I guess I’m worried that learning to always use or always not use a super power might often be simpler.
Yeah might depend on the details, but it shouldn’t learn to always use or not use superpowers, because it should still be trained on some normal non-superpower rollouts. So the strategy it learns should always involve using superpowers when available but not using them when not, otherwise it’d get high training loss.
Interesting idea. If this works out in simulations, in theory you could do experiments in the real world by having a nerfed robot (deliberately impaired beyond the actual constraints of its hardware) which occasionally gained the superpower of not being impaired (increased strength/agility/visual resolution/reliability-of-motor-response/etc).
The reason this method might be useful is that it allows the agent to “fantasize” about actions it would take if it could. We don’t want it to take these actions in the real world. For example, it could explore bizarre hypotheticals like: “turn the whole world into gold/computronium/hedonium”.
If we had a sub-human physical robot, and we were confident that it wouldn’t do any damage when doing unconstrained real world training, then I can’t see any additional benefit to using our method? You can just do normal RL training.
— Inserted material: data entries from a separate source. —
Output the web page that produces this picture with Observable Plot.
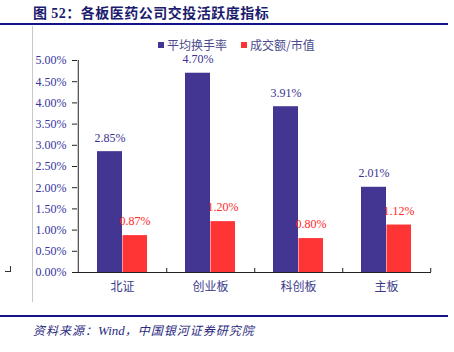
<!DOCTYPE html>
<html>
<head>
<meta charset="utf-8">
<script src="https://cdn.jsdelivr.net/npm/d3@7"></script>
<script src="https://cdn.jsdelivr.net/npm/@observablehq/plot@0.6"></script>
<style>
  html, body { margin: 0; padding: 0; background: #fff; }
  #wrap { position: relative; width: 454px; height: 352px; overflow: hidden; }
  #wrap svg { position: absolute; left: 0; top: 0; }
  .abs { position: absolute; }
  #title { left: 33px; top: 2px; font: bold 14px "Noto Sans CJK SC", "Liberation Serif", serif; color: #1c1c6e; letter-spacing: 0.5px; white-space: nowrap; }
  #title .num { font-family: "Liberation Serif", serif; }
  .rule { background: #14148a; height: 2px; left: 0; width: 448px; }
  #vline { left: 32px; top: 26px; width: 1px; height: 276px; background: #c8c8c8; }
  #lmark1 { left: 10px; top: 266px; width: 1px; height: 6px; background: #333; }
  #lmark2 { left: 5px; top: 271px; width: 6px; height: 1px; background: #333; }
  #legend { left: 158px; top: 36px; font: 12px "Noto Sans CJK SC", sans-serif; color: #4a4a8c; white-space: nowrap; display: flex; align-items: center; }
  .sw { display: inline-block; width: 6px; height: 6px; margin-right: 3px; }
  #source { left: 33px; top: 321px; font: italic 12px "Noto Sans CJK SC", sans-serif; color: #2a2a80; white-space: nowrap; letter-spacing: 1px; }
  #source .w { font-family: "Liberation Serif", serif; font-size: 13px; letter-spacing: 0; }
</style>
</head>
<body>
<div id="wrap">
  <div id="vline" class="abs"></div>
  <div id="lmark1" class="abs"></div>
  <div id="lmark2" class="abs"></div>
  <div id="title" class="abs">图 <span class="num">52</span>：各板医药公司交投活跃度指标</div>
  <div class="abs rule" style="top:23px"></div>
  <div class="abs rule" style="top:315px"></div>
  <div id="legend" class="abs"></div>
  <div id="source" class="abs">资料来源：<span class="w">Wind</span>，中国银河证券研究院</div>
</div>
<script>
const categories = ["北证", "创业板", "科创板", "主板"];
const turnover = [0.0285, 0.0470, 0.0391, 0.0201];   // 平均换手率
const amountRatio = [0.0087, 0.0120, 0.0080, 0.0112]; // 成交额/市值
const seriesNames = ["平均换手率", "成交额/市值"];
const yTicks = [0, 0.005, 0.01, 0.015, 0.02, 0.025, 0.03, 0.035, 0.04, 0.045, 0.05];

const blue = "#433692";
const red = "#ff3535";
const pct = d3.format(".2%");

const rowsA = categories.map((c, i) => ({cat: c, v: turnover[i]}));
const rowsB = categories.map((c, i) => ({cat: c, v: amountRatio[i]}));

const W = 454, H = 352, mL = 77, mR = 23, mT = 60, mB = 80;
const bw = (W - mL - mR) / categories.length;
const plotH = H - mT - mB;

const chart = Plot.plot({
  width: W, height: H,
  marginLeft: mL, marginRight: mR, marginTop: mT, marginBottom: mB,
  style: {fontFamily: "Liberation Serif, serif", fontSize: "12px", background: "transparent", overflow: "visible"},
  x: {domain: categories, padding: 0, axis: null},
  y: {domain: [0, 0.05], axis: null},
  marks: [
    Plot.axisY({ticks: yTicks, tickFormat: pct, tickSize: 5, tickPadding: 6, label: null,
      stroke: "#222", fill: "#3636a0", fontSize: 12}),
    Plot.axisX({tickSize: 0, tickPadding: 10, label: null, fill: "#3c3c8c",
      fontFamily: "Noto Sans CJK SC, sans-serif", fontSize: 12}),
    Plot.barY(rowsA, {x: "cat", y: "v", fill: blue, insetLeft: 19, insetRight: bw - 19 - 25.5}),
    Plot.barY(rowsB, {x: "cat", y: "v", fill: red, insetLeft: 44.5, insetRight: bw - 44.5 - 25}),
    Plot.ruleY([0], {stroke: "#222", strokeWidth: 1}),
    Plot.ruleX([categories[0]], {x: d => d, dx: -bw / 2, stroke: "#222"}),
    Plot.ruleX(categories, {x: d => d, dx: bw / 2, stroke: "#222", insetTop: plotH - 4}),
    Plot.text(rowsA, {x: "cat", y: "v", text: d => pct(d.v), dx: -12.5, dy: -14, fill: "#3a3290", fontSize: 12}),
    Plot.text(rowsB, {x: "cat", y: "v", text: d => pct(d.v), dx: 12.5, dy: -14, fill: "#ff2a2a", fontSize: 12})
  ]
});
document.getElementById("wrap").appendChild(chart);

const legend = document.getElementById("legend");
[[blue, seriesNames[0]], [red, seriesNames[1]]].forEach(([c, name], i) => {
  const sp = document.createElement("span");
  sp.style.display = "inline-flex";
  sp.style.alignItems = "center";
  sp.style.marginRight = i === 0 ? "14px" : "0";
  sp.innerHTML = `<span class="sw" style="background:${c}"></span>${name}`;
  legend.appendChild(sp);
});
</script>
</body>
</html>
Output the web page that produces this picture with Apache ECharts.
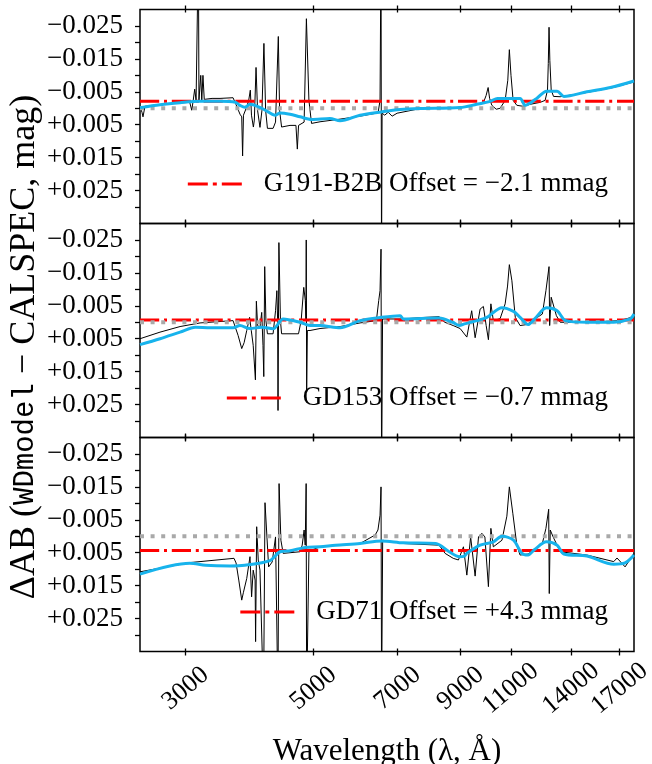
<!DOCTYPE html>
<html>
<head>
<meta charset="utf-8">
<script src="https://cdn.jsdelivr.net/npm/echarts@6/dist/echarts.min.js"></script>
<style>
  html, body { margin: 0; padding: 0; background: #fff; }
  #chart { width: 652px; height: 764px; }
</style>
</head>
<body>
<div id="chart"></div>
<script>
// Photometric residuals of three CALSPEC white dwarfs, WDmodel minus CALSPEC, in mag.

const stars = ['G191-B2B', 'GD153', 'GD71'];
const offsetsMmag = [-2.1, -0.7, 4.3];

const wavelengthTicks = [3000, 5000, 7000, 9000, 11000, 14000, 17000];
const residualLabelTicks = [-0.025, -0.015, -0.005, 0.005, 0.015, 0.025];
const residualTicks = [-0.025, -0.02, -0.015, -0.01, -0.005, 0, 0.005, 0.01, 0.015, 0.02, 0.025, 0.03];

// [wavelength (Å), ΔAB (mag)] — full-resolution residual
const residG191 = [
  [2500,-0.0004],[2520,0.0012],[2530,0.0026],[2550,-0.0006],[2708,-0.0011],[2868,-0.0015],[3050,-0.0018],
  [3074,0.0006],[3089,-0.0018],[3111,-0.0058],[3128,-0.0024],[3150,-0.0024],[3157,-0.05],[3164,-0.0024],
  [3180,-0.0024],[3187,-0.010],[3200,-0.0024],[3215,-0.010],[3232,-0.0027],[3334,-0.003],[3442,-0.003],
  [3626,-0.0032],[3668,-0.0012],[3728,0.0018],[3754,0.0026],[3767,0.0145],[3780,0.0021],[3830,-0.0004],
  [3860,-0.0024],[3885,-0.0055],[3903,0.0021],[3933,0.0057],[3948,0.0036],[3975,-0.0124],[3999,0.0006],
  [4038,0.0058],[4070,0.0006],[4102,-0.0197],[4130,0.0006],[4160,0.0061],[4255,0.0061],[4297,0.0042],
  [4345,-0.0218],[4367,0.0006],[4402,0.0057],[4553,0.0052],[4662,0.0052],[4688,0.0124],[4711,0.0052],
  [4817,0.0042],[4861,-0.0272],[4910,-0.0024],[4962,0.0046],[5133,0.0041],[5561,0.0033],[6024,0.0024],
  [6473,0.0014],[6524,-0.0024],[6550,-0.05],[6563,0.05],[6578,0.0015],[6648,0.0021],[6740,0.0012],
  [6847,0.0024],[6985,0.0015],[7656,0.0001],[8293,0],[8985,-0.0002],[9616,-0.0012],[9850,-0.0015],
  [9969,-0.0039],[10049,-0.0063],[10109,-0.003],[10198,-0.0009],[10380,0.0003],[10542,0],[10756,-0.0024],
  [10870,-0.0085],[10938,-0.0178],[11010,-0.010],[11104,-0.0024],[11270,-0.0009],[11557,-0.0006],
  [11885,-0.0012],[12374,-0.0018],[12620,-0.0024],[12740,-0.0055],[12780,-0.0136],[12818,-0.0246],
  [12860,-0.0145],[12930,-0.0055],[13050,-0.0036],[13404,-0.0035],[14911,-0.0048],[16562,-0.0063],
  [18000,-0.008]
];
// smoothed residual
const smoothG191 = [
  [2500,-0.0002],[2708,-0.0011],[2934,-0.0017],[3178,-0.0021],[3442,-0.0021],[3660,-0.0018],[3728,-0.0009],
  [3800,-0.0003],[3880,-0.0012],[4070,0],[4297,0.0021],[4375,0.0014],[4553,0.0018],[4739,0.0026],
  [4962,0.0034],[5340,0.0031],[5561,0.0038],[6024,0.0021],[6563,0.0011],[7069,0.0004],[7656,0.0001],
  [8985,-0.0002],[9600,-0.0012],[10130,-0.0021],[10430,-0.003],[11000,-0.003],[11417,-0.003],
  [11650,-0.0009],[12200,-0.003],[12690,-0.0052],[13240,-0.0052],[13600,-0.0036],[14911,-0.005],
  [16380,-0.0063],[18000,-0.0083]
];

const residGD153 = [
  [2500,0.005],[2708,0.003],[2934,0.0013],[3178,0.0002],[3626,-0.0005],[3655,0],[3700,0.004],[3754,0.008],
  [3790,0.0062],[3830,0.0025],[3874,-0.0015],[3900,0.0025],[3930,0.007],[3965,0.0175],[3980,-0.0064],
  [4000,0.001],[4038,0.0015],[4066,-0.003],[4087,0.007],[4100,0.0165],[4115,-0.0169],[4135,-0.0005],
  [4160,0.0035],[4255,0.0035],[4297,-0.0035],[4320,-0.0096],[4333,-0.0005],[4340,0.0268],[4355,-0.0242],
  [4382,-0.0005],[4402,0.0035],[4710,0.0035],[4760,-0.0005],[4810,-0.0106],[4840,-0.0066],[4852,-0.0005],
  [4858,-0.025],[4866,0.0207],[4880,0.0025],[4932,0.0025],[5133,0.0019],[5561,0.0013],[6024,0.0002],
  [6430,-0.0005],[6490,-0.0066],[6524,-0.0096],[6550,-0.0222],[6565,0.05],[6590,-0.001],[7160,-0.001],
  [7656,-0.0014],[8260,-0.0017],[8450,0],[8740,0.001],[8985,0.0019],[9229,0.0045],[9410,-0.0035],
  [9540,0.0047],[9732,-0.004],[9860,-0.0048],[9970,0.001],[10060,0.0053],[10160,-0.0056],[10260,-0.0005],
  [10542,-0.0011],[10756,-0.0056],[10860,-0.011],[10938,-0.0175],[11050,-0.0126],[11200,-0.0015],
  [11417,0.001],[11720,0.0007],[12480,-0.0025],[12660,-0.0096],[12818,-0.0169],[12850,0.001],
  [12930,-0.0076],[13200,-0.002],[13404,0],[14911,0],[17030,-0.0005],[17730,-0.0014],[18000,-0.0025]
];
const smoothGD153 = [
  [2500,0.0068],[2708,0.005],[2934,0.003],[3120,0.0015],[3310,0.0017],[3626,0.0017],[3728,0.001],
  [3880,0.0019],[4070,0.0015],[4255,0.002],[4430,-0.001],[4739,0],[4932,0.001],[5133,0.001],[5561,0.0017],
  [6024,-0.0005],[6563,-0.0015],[7069,-0.002],[7160,-0.001],[8260,-0.0013],[8720,0],[8960,0.001],
  [9140,0.0005],[9600,-0.0005],[10000,-0.0015],[10620,-0.0044],[11120,-0.0033],[11417,-0.0015],
  [11790,0.0007],[12100,-0.001],[12690,-0.0044],[13240,-0.0035],[13700,-0.0005],[14911,0],[16600,0],
  [17730,-0.001],[18000,-0.0025]
];

const residGD71 = [
  [2500,0.0108],[3050,0.008],[3640,0.0067],[3670,0.0081],[3710,0.0133],[3754,0.0194],[3780,0.017],
  [3830,0.0128],[3880,0.0062],[3905,0.0184],[3930,0.0103],[3960,0.0133],[3968,0.032],[3985,-0.0029],
  [4010,0.0072],[4038,0.0103],[4096,0.05],[4120,-0.0102],[4180,0.0093],[4240,0.0078],[4297,0.0002],
  [4338,0.05],[4358,-0.016],[4390,0.0012],[4430,0.0052],[4739,0.0047],[4780,0.0027],[4817,-0.0019],
  [4838,0.0027],[4856,-0.016],[4866,0.05],[4910,0.0048],[4962,0.0042],[5133,0.0032],[5460,0.0027],
  [6024,0.0022],[6400,-0.0004],[6470,-0.0019],[6524,-0.0064],[6550,-0.015],[6565,0.05],[6593,0.0012],
  [7160,0.0022],[8260,0.0027],[8461,0.0052],[8740,0.0067],[8924,0.0072],[9105,0.0032],[9229,0.0118],
  [9370,0.0002],[9540,0.0121],[9670,0.0002],[9800,-0.0009],[9920,0.0002],[10060,0.0153],[10160,-0.0024],
  [10260,0.0032],[10620,0.0012],[10830,-0.0061],[10938,-0.015],[11090,-0.007],[11270,0.0027],
  [11417,0.0057],[11790,0.0054],[12480,0.0022],[12660,-0.0024],[12800,-0.0082],[12830,0.0174],
  [12880,-0.0019],[13030,0.0002],[13404,0.0047],[14911,0.0057],[16600,0.0077],[16820,0.0066],
  [17370,0.0093],[18000,0.0052]
];
const smoothGD71 = [
  [2500,0.0115],[3050,0.0082],[3250,0.0088],[3580,0.009],[3800,0.0088],[4203,0.0074],[4375,0.0047],
  [4553,0.0044],[4840,0.0034],[5133,0.0032],[5460,0.0027],[6024,0.0022],[6563,0.0014],[7160,0.002],
  [8150,0.0022],[8600,0.0047],[8960,0.0062],[9140,0.006],[9229,0.0052],[9732,0.0027],[10260,0.0017],
  [10620,0],[11120,0.0012],[11500,0.0052],[11790,0.0057],[12100,0.004],[12690,0.0017],[13240,0.0027],
  [13600,0.0054],[14911,0.006],[16600,0.0085],[17370,0.0081],[18000,0.0057]
];

const residuals = [residG191, residGD153, residGD71];
const smoothed = [smoothG191, smoothGD153, smoothGD71];

const X_MIN = 2500, X_MAX = 18000;
const Y_MIN = -0.03, Y_MAX = 0.035;
const SERIF = "'Liberation Serif', 'Times New Roman', serif";
const MONO = "'Liberation Mono', 'DejaVu Sans Mono', monospace";
const GRID_TOPS = [9.5, 223.5, 437.5];
const GRID_HEIGHT = 214;

const signed = (v, digits) => (v < 0 ? '\u2212' : '+') + Math.abs(v).toFixed(digits);
const legendName = i => stars[i] + ' Offset = ' + signed(offsetsMmag[i], 1) + ' mmag';

// Frame ticks on a decade scale (log10 of wavelength); the data itself uses the log axis.
function tickAxisFor(i, position, inside, showLabels) {
  return {
    type: 'value', gridIndex: i, min: Math.log10(X_MIN), max: Math.log10(X_MAX), position: position,
    axisLine: { show: false },
    splitLine: { show: false },
    minorTick: { show: false },
    axisTick: {
      show: true, inside: inside, length: inside ? 3 : 4,
      customValues: wavelengthTicks.map(Math.log10),
      lineStyle: { color: '#000', width: 1.3 }
    },
    axisLabel: {
      show: showLabels, customValues: wavelengthTicks.map(Math.log10), rotate: 40, align: 'center',
      verticalAlign: 'middle', margin: 37, fontFamily: SERIF, fontSize: 26, color: '#000',
      formatter: v => String(Math.round(Math.pow(10, v)))
    }
  };
}

const grids = [], xAxes = [], yAxes = [], series = [], legends = [];
for (let i = 0; i < 3; i++) {
  grids.push({
    left: 140, right: 18, top: GRID_TOPS[i], height: GRID_HEIGHT, outerBoundsMode: 'none',
    show: true, borderColor: '#000', borderWidth: 1.5, backgroundColor: 'rgba(0,0,0,0)'
  });
  xAxes.push({
    type: 'log', logBase: 10, gridIndex: i, min: X_MIN, max: X_MAX, show: false,
    splitLine: { show: false }
  });
  xAxes.push(tickAxisFor(i, 'bottom', false, i === 2));
  xAxes.push(tickAxisFor(i, 'bottom', true, false));
  xAxes.push(tickAxisFor(i, 'top', false, false));
  xAxes.push(tickAxisFor(i, 'top', true, false));
  yAxes.push({
    type: 'value', gridIndex: i, min: Y_MIN, max: Y_MAX, inverse: true, position: 'left',
    axisLine: { show: false },
    splitLine: { show: false },
    axisTick: { show: true, length: 5, customValues: residualTicks, lineStyle: { color: '#000', width: 1.3 } },
    axisLabel: {
      customValues: residualLabelTicks, margin: 17, fontFamily: SERIF, fontSize: 27, color: '#000',
      formatter: v => signed(v, 3)
    }
  });

  const xi = 5 * i;
  const offset = offsetsMmag[i] / 1000;
  series.push({
    type: 'line', name: stars[i] + ' residual', xAxisIndex: xi, yAxisIndex: i, z: 2,
    data: residuals[i], symbol: 'none', clip: true,
    lineStyle: { color: '#000', width: 1 }
  });
  series.push({
    type: 'line', name: legendName(i), xAxisIndex: xi, yAxisIndex: i, z: 3,
    data: [[X_MIN, offset], [X_MAX, offset]], symbol: 'none', color: '#ff0000',
    lineStyle: { color: '#ff0000', width: 3, type: [19.2, 4.8, 3, 4.8] }
  });
  series.push({
    type: 'line', name: stars[i] + ' zero', xAxisIndex: xi, yAxisIndex: i, z: 4,
    data: [[X_MIN, 0], [X_MAX, 0]], symbol: 'none',
    lineStyle: { color: '#a9a9a9', width: 4, type: [4, 6.6] }
  });
  series.push({
    type: 'line', name: stars[i] + ' smoothed', xAxisIndex: xi, yAxisIndex: i, z: 5,
    data: smoothed[i], symbol: 'none', smooth: 0.3, clip: true,
    lineStyle: { color: '#17b3ec', width: 3 }
  });

  legends.push({
    data: [{ name: legendName(i), icon: 'path://M0,0H20V3H0Z M25,0H29V3H25Z M34,0H54V3H34Z' }],
    right: 44, top: GRID_TOPS[i] + 161, padding: 0, itemWidth: 54, itemHeight: 3,
    selectedMode: false,
    textStyle: { fontFamily: SERIF, fontSize: 27, color: '#000', padding: [0, 0, 0, 17] }
  });
}

const chart = echarts.init(document.getElementById('chart'), null, { renderer: 'canvas' });
chart.setOption({
  animation: false,
  backgroundColor: '#fff',
  grid: grids,
  xAxis: xAxes,
  yAxis: yAxes,
  legend: legends,
  series: series,
  graphic: [
    {
      type: 'text', x: 387, y: 752, z: 10,
      style: { text: 'Wavelength (\u03bb, \u00c5)', fontFamily: SERIF, fontSize: 31, fill: '#000', align: 'center', verticalAlign: 'middle' }
    },
    {
      type: 'text', x: 25, y: 347, rotation: Math.PI / 2, z: 10,
      style: {
        text: '{s|\u0394AB (}{m|WDmodel}{s| \u2212 CALSPEC, mag)}',
        align: 'center', verticalAlign: 'middle', fill: '#000',
        rich: {
          s: { fontFamily: SERIF, fontSize: 36, fill: '#000' },
          m: { fontFamily: MONO, fontSize: 29, fill: '#000' }
        }
      }
    }
  ]
});
</script>
</body>
</html>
And if it’s super-human, we wouldn’t want to use our technique in the real world, because it would turn us into gold/computronium/hedonium during training.
Yes, it wouldn’t be able to go as far as those things, but you could potentially identify more down-to-earth closer-to-reality problems in a robot. Again, I was just imagining a down-the-line scenario after you have proved this works well in simulations. For instance, this sort of thing (weak robot that occasionally gets strong enough to be dangerous) in a training environment (a specially designed obstacle course) could find and prevent problems before deployment (shipping to consumers).